National Industrial Recovery Act (NRA). This law was passed by Congress in 1933 and granted the President permission to regulate some industries to prevent inflation and stimulate the economy. It was found to be unconstitutional by the Supreme Court in the case Schechter Poultry Corp. v. United States, which brought an end to the NRA. This act is widely considered a failure and—as evidenced by the continued depression in Maycomb—did little to relieve the poverty there.
Works Progress Administration (WPA). One of the most significant facets of the New Deal made by President Franklin D. Roosevelt in an effort to pull the country out of the Great Depression. It provided funding for the creation of public buildings and utilities and employed musicians, artists, and skilled laborers in an attempt to revitalize the economy. Ewell gets a job working for the WPA in an undisclosed capacity, but quickly loses the job because of his laziness and alcoholism.
Bob Ewell vs. Everyone. In the wake of Tom Robinson's trial, everyone in Maycomb understands that he and Mayella lied on that stand and that Tom died for no reason other than Ewell wanted to be thought of as a racist hero. When this backfires he becomes bitter, lashing out at all of the characters who embarrassed him at the trial or are associated with it. Atticus says Ewell is just blowing off steam, but as we'll see in the following chapter, he's wrong.
Aunt Alexandra's fear that Ewell will exact his revenge serves as foreshadowing of his attack on Jem and Scout in Chapter 28.
Aunt Alexandra uses the idiom "somebody just walked over my grave" to mean that she has had a premonition of something bad happening.
One example of this would be Ewell telling Link Deas not to look at him "like [he] was dirt."
Change. This chapter marks an important shift in Maycomb: its citizens go from being more or less united against Tom to being completely united against Ewell, whom they hold in disdain.

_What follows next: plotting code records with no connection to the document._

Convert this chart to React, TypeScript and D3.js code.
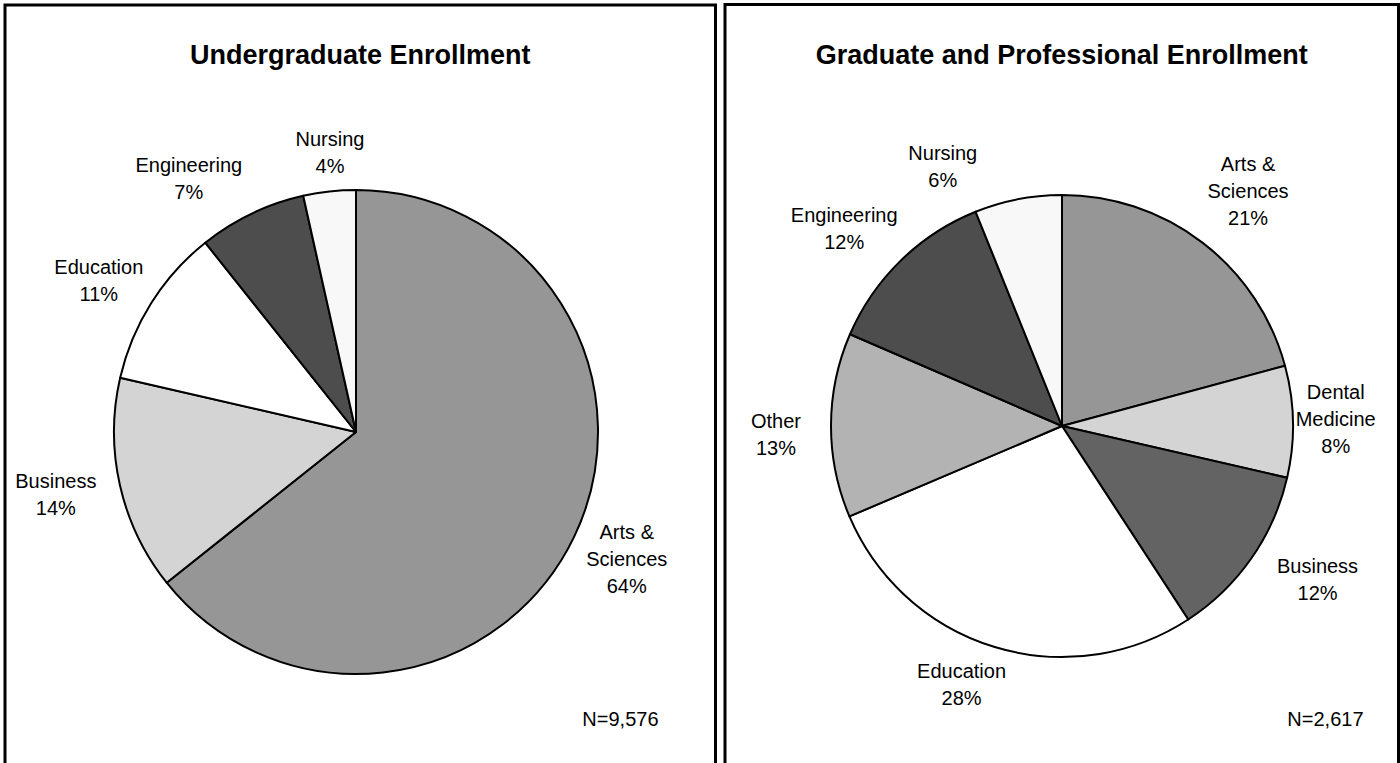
import React from "react";
import * as d3 from "d3";

// ---- Data ----
const ugCategories = ["Arts & Sciences", "Business", "Education", "Engineering", "Nursing"];
const ugValues = [64.3, 14.3, 10.7, 7.2, 3.5];
const ugLabelLines = [["Arts &", "Sciences"], ["Business"], ["Education"], ["Engineering"], ["Nursing"]];
const ugColors = ["#969696", "#d4d4d4", "#ffffff", "#4d4d4d", "#f8f8f8"];
const ugTitle = "Undergraduate Enrollment";
const ugN = "N=9,576";

const grCategories = ["Arts & Sciences", "Dental Medicine", "Business", "Education", "Other", "Engineering", "Nursing"];
const grValues = [20.8, 7.8, 12.2, 27.8, 12.9, 12.4, 6.1];
const grLabelLines = [["Arts &", "Sciences"], ["Dental", "Medicine"], ["Business"], ["Education"], ["Other"], ["Engineering"], ["Nursing"]];
const grColors = ["#969696", "#d4d4d4", "#636363", "#ffffff", "#b3b3b3", "#4d4d4d", "#f8f8f8"];
const grTitle = "Graduate and Professional Enrollment";
const grN = "N=2,617";

// ---- Layout (label nudges away from the default outside-end placement) ----
const ugLabelNudge: [number, number][] = [[-5, -6], [-10, -3], [0, 11], [-38, 17], [5, 1]];
const grLabelNudge: [number, number][] = [[5, 1], [-8, -2], [18, -12], [-19, -9], [-20, 9], [-10, 16], [-67, 10]];

const FONT = "'Liberation Sans', Arial, sans-serif";
const LABEL_SIZE = 20;
const LINE_H = 27;
const TITLE_SIZE = 27;

let ctx: CanvasRenderingContext2D | null = null;
function textWidth(s: string, size: number, bold = false) {
  if (!ctx) ctx = document.createElement("canvas").getContext("2d");
  if (!ctx) return s.length * size * 0.55;
  ctx.font = `${bold ? "bold " : ""}${size}px 'Liberation Sans', Arial, sans-serif`;
  return ctx.measureText(s).width;
}

type PanelProps = {
  x0: number; x1: number; y0: number; cx: number; cy: number; r: number;
  values: number[]; categories: string[]; lines: string[][]; colors: string[];
  title: string; n: string; nInset: number; gap: number; nudge: [number, number][];
};

function Panel(p: PanelProps) {
  const pie = d3.pie<number>().sort(null).value((d) => d)(p.values);
  const arc = d3.arc<d3.PieArcDatum<number>>().innerRadius(0).outerRadius(p.r);
  const total = d3.sum(p.values);
  return (
    <g>
      <rect x={p.x0} y={p.y0} width={p.x1 - p.x0} height={900} fill="#fff" stroke="#000" strokeWidth={3} />
      <text x={(p.x0 + p.x1) / 2} y={64} textAnchor="middle" fontFamily={FONT} fontWeight="bold" fontSize={TITLE_SIZE}>
        {p.title}
      </text>
      <g transform={`translate(${p.cx},${p.cy})`}>
        {pie.map((s, i) => (
          <path key={p.categories[i]} d={arc(s) || ""} fill={p.colors[i]} stroke="#000" strokeWidth={2} strokeLinejoin="round" />
        ))}
      </g>
      {pie.map((s, i) => {
        const mid = (s.startAngle + s.endAngle) / 2;
        const dx = Math.sin(mid), dy = -Math.cos(mid);
        const ls = [...p.lines[i], `${Math.round((s.value / total) * 100)}%`];
        const w = d3.max(ls, (l) => textWidth(l, LABEL_SIZE)) || 0;
        const h = ls.length * LINE_H;
        const ext = Math.abs(dx) * w / 2 + Math.abs(dy) * h / 2;
        const d = p.r + p.gap + ext;
        const lx = p.cx + dx * d + p.nudge[i][0], ly = p.cy + dy * d + p.nudge[i][1];
        return (
          <text key={"l" + i} textAnchor="middle" fontFamily={FONT} fontSize={LABEL_SIZE}>
            {ls.map((l, j) => (
              <tspan key={j} x={lx} y={ly - h / 2 + LINE_H * (j + 0.5) + LABEL_SIZE * 0.35}>{l}</tspan>
            ))}
          </text>
        );
      })}
      <text x={p.x1 - p.nInset} y={726} textAnchor="end" fontFamily={FONT} fontSize={LABEL_SIZE}>{p.n}</text>
    </g>
  );
}

export default function App() {
  return (
    <svg width={1400} height={763} style={{ position: "absolute", left: 0, top: 0, background: "#fff" }}>
      <rect x={0} y={0} width={1400} height={763} fill="#fff" />
      <Panel x0={5} x1={715.5} y0={5} cx={356} cy={432} r={242} values={ugValues} categories={ugCategories}
        lines={ugLabelLines} colors={ugColors} title={ugTitle} n={ugN} nInset={57} gap={10} nudge={ugLabelNudge} />
      <Panel x0={725} x1={1398.5} y0={4.5} cx={1062} cy={426} r={231} values={grValues} categories={grCategories}
        lines={grLabelLines} colors={grColors} title={grTitle} n={grN} nInset={35} gap={10} nudge={grLabelNudge} />
    </svg>
  );
}
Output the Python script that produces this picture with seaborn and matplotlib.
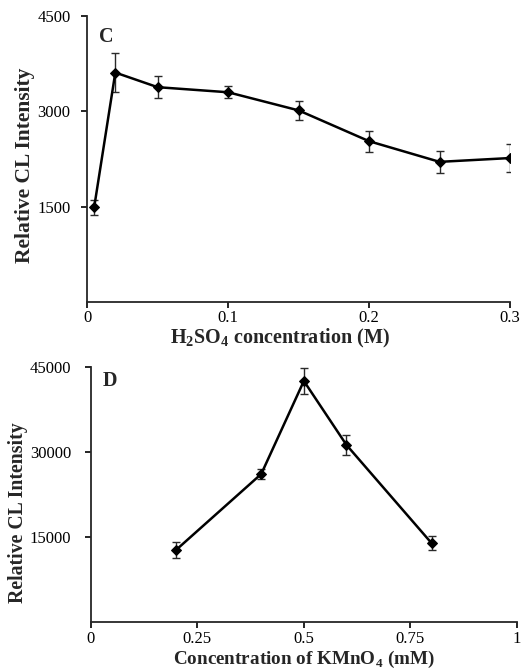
import matplotlib
matplotlib.use("Agg")
import matplotlib.pyplot as plt
import seaborn as sns
import pandas as pd

# Panel C: effect of sulfuric acid concentration
h2so4_conc = [0.005, 0.02, 0.05, 0.10, 0.15, 0.20, 0.25, 0.30]
h2so4_cl = [1490, 3610, 3380, 3300, 3015, 2530, 2205, 2265]
h2so4_err = [115, 305, 170, 97, 147, 163, 170, 223]

# Panel D: effect of permanganate concentration
kmno4_conc = [0.2, 0.4, 0.5, 0.6, 0.8]
kmno4_cl = [12650, 26060, 42470, 31180, 13830]
kmno4_err = [1350, 900, 2300, 1830, 1270]

c_xticks = [0, 0.1, 0.2, 0.3]
c_xticklabels = ["0", "0.1", "0.2", "0.3"]
c_yticks = [1500, 3000, 4500]
d_xticks = [0, 0.25, 0.5, 0.75, 1]
d_xticklabels = ["0", "0.25", "0.5", "0.75", "1"]
d_yticks = [15000, 30000, 45000]

sns.set_style("ticks")
plt.rcParams["font.family"] = ["Liberation Serif", "DejaVu Serif"]
plt.rcParams["mathtext.fontset"] = "custom"
plt.rcParams["mathtext.rm"] = "Liberation Serif"
plt.rcParams["mathtext.bf"] = "Liberation Serif:bold"
plt.rcParams["axes.linewidth"] = 1.3
plt.rcParams["xtick.major.width"] = 1.2
plt.rcParams["ytick.major.width"] = 1.2
plt.rcParams["xtick.major.size"] = 4
plt.rcParams["ytick.major.size"] = 4

fig = plt.figure(figsize=(5.28, 6.72), dpi=100)
ax_c = fig.add_axes([0.165, 0.5506, 0.801, 0.4256])
ax_d = fig.add_axes([0.172, 0.0749, 0.807, 0.3795])


def draw_panel(ax, x, y, err, letter, letter_pos, xlim, ylim, xticks, xticklabels,
               yticks, xlabel, xlabel_pos, ylabel_pos, xpad, ypad,
               label_size, ylabel_size):
    df = pd.DataFrame({"x": x, "y": y})
    ax.errorbar(x, y, yerr=err, fmt="none", ecolor="#2a2a2a", elinewidth=1.0,
                capsize=3, capthick=1.0, zorder=2)
    sns.lineplot(data=df, x="x", y="y", ax=ax, color="black", linewidth=1.8,
                 marker="D", markersize=5, markeredgecolor="black",
                 markerfacecolor="black", zorder=3)
    ax.set_xlim(*xlim)
    ax.set_ylim(*ylim)
    ax.set_xticks(xticks)
    ax.set_xticklabels(xticklabels)
    ax.set_yticks(yticks)
    ax.tick_params(axis="x", labelsize=12, colors="black", pad=xpad)
    ax.tick_params(axis="y", labelsize=12, colors="black", pad=ypad)
    ax.set_xlabel(xlabel, fontsize=label_size, fontweight="bold")
    ax.xaxis.label.set_va("center")
    ax.xaxis.set_label_coords(*xlabel_pos)
    ax.set_ylabel("Relative CL Intensity", fontsize=ylabel_size, fontweight="bold")
    ax.yaxis.label.set_va("center")
    ax.yaxis.set_label_coords(*ylabel_pos)
    ax.text(letter_pos[0], letter_pos[1], letter, transform=ax.transAxes,
            fontsize=14.5, fontweight="bold", ha="center", va="center")
    sns.despine(ax=ax)


draw_panel(ax_c, h2so4_conc, h2so4_cl, h2so4_err, "C", (0.045, 0.928),
           (0, 0.3), (0, 4500), c_xticks, c_xticklabels, c_yticks,
           r"H$_\mathbf{2}$SO$_\mathbf{4}$ concentration (M)",
           (0.455, -0.128), (-0.147, 0.479), 2, 8, 14.5, 15.5)
draw_panel(ax_d, kmno4_conc, kmno4_cl, kmno4_err, "D", (0.045, 0.942),
           (0, 1), (0, 45000), d_xticks, d_xticklabels, d_yticks,
           r"Concentration of KMnO$_\mathbf{4}$ (mM)",
           (0.5, -0.150), (-0.171, 0.428), 3, 10, 13.8, 14.2)

fig.savefig("out.png", dpi=100)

In Link Deas's response to Ewell's harassment of Helen Robinson, we can see that many characters in Maycomb (in fact, a majority of those Scout elects to spend time with) are against racism and segregation in its various forms. Though most of the changes in Maycomb are slight, this one will eventually go on to spark radical social change in the South.
Law. Thus far in the novel, there haven't been many allusions to specific laws, with the one exception of Jem and Atticus's discussion of the rape statute, which made rape a capital offense in Alabama at that time. In this chapter, Lee refers directly to laws and organizations that provide some order to Maycomb and are a benefit to the community (particularly to Helen Robinson, who for once is afforded the same rights as a white woman when Link Deas threatens to invoke the Ladies' Law against Ewell).
Revenge. Aunt Alexandra is right when she says Ewell is the kind to hold a grudge. To him, revenge is less about getting back at people who have wronged him than about healing his wounded pride. If he were, for instance, allowed to stalk Helen, then he would be able to assert his dominance and, in so doing, restore his social status as a white male (with all its associated privileges). Instead, he's reduced to the "dirt" he is and lashes out because of it.